Future participation of Elysian co-founder Dick Cantwell in craft industry (or at least one aspect of it) now clear: Dick will join the Brewers Assn to fill newly-created Quality Ambassador position. He’ll work closely with the quality subcommittee, which the BA’s technical committee formed just last year to promote and support activities that continue to raise the quality bar for the BA’s members. Recall, quality has been a major watchout offered by BA director Paul Gatza numerous times over last couple years. Dick’s been involved with BA for years, participating on the board, authoring books from BA’s Brewers Publications arm and supporting (and receiving) the group’s beer and brewer recognition/awards programs.
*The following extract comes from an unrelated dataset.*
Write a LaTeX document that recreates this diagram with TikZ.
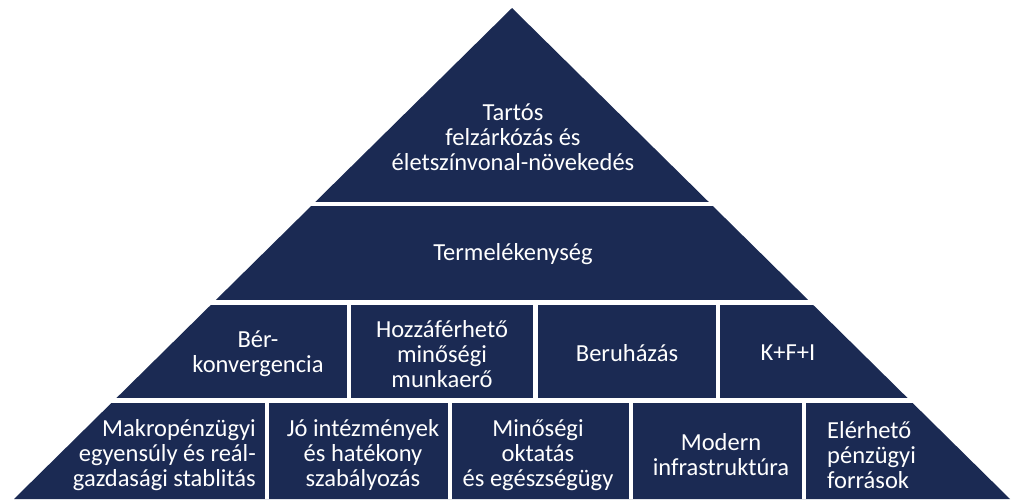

As Quality Ambassador, Dick will travel the country making presentations “to instill the culture of quality in beer and in business,” he said in statement.

Richmond, Virginia-based Hardywood Park Craft Brewery announced plans to build a 2d brewery in West Creek office park located in Goochland County, various local papers reported, including Richmond BizSense and Richmond Times Dispatch.  The new brewery, set to be completed by Spring 2017, will be 60,000 sq-ft, have initial annual capacity of more than 40,000 bbls, employ additional 56 people, and include a taproom, beer garden, orchard and amphitheater, president and co-founder Eric McKay detailed.  Hardywood reportedly looked at as many as 150 different locations and visited 12 (including in Raleigh-Durham area, NC) before settling on Goochland.  In the end, Va offered “a package of $1.15 million in incentives” and Goochland county “committed up to $1 million in matching incentives in tax credits” over next 10 yrs to ensure that Hardywood would pick Va for its new facility, reported Richmond Times-Dispatch.  “I don’t think we could’ve done it otherwise,” Eric told Richmond BizSense.  “In return,” Hardywood expects to invest $28 mil over next 5 yrs in new facility and spend approx $1.4 mil on 300,000 pounds of state-grown farm ingredients. 

Hardywood started in 2011 and has gone through a series of capacity expansions to quickly become one of Va’s larger craft brewers among approx 120 total in-state; Hardywood grew 86% to 8,000 bbls in 2014, according to Brewers Assn. This yr it’s on pace to produce “about 15,000 barrels,” and is “rapidly nearing capacity” at original Richmond brewery, noted Times-Dispatch. Co will likely reach 18K-bbl/yr capacity within the next year and a half, noted BizSense, so new facility is necessary for continued growth (Editor’s note: seems like they’ll be capacity constrained in 2016 with current construction timetable unless co also expands Richmond facility in meantime).  Once the new brewery is completed, Hardywood will gradually be able to expand distribution into nearby markets like “Maryland, the Carolinas, Georgia and Florida,” Eric noted.  Currently co distributes to Virginia, DC and parts of eastern PA.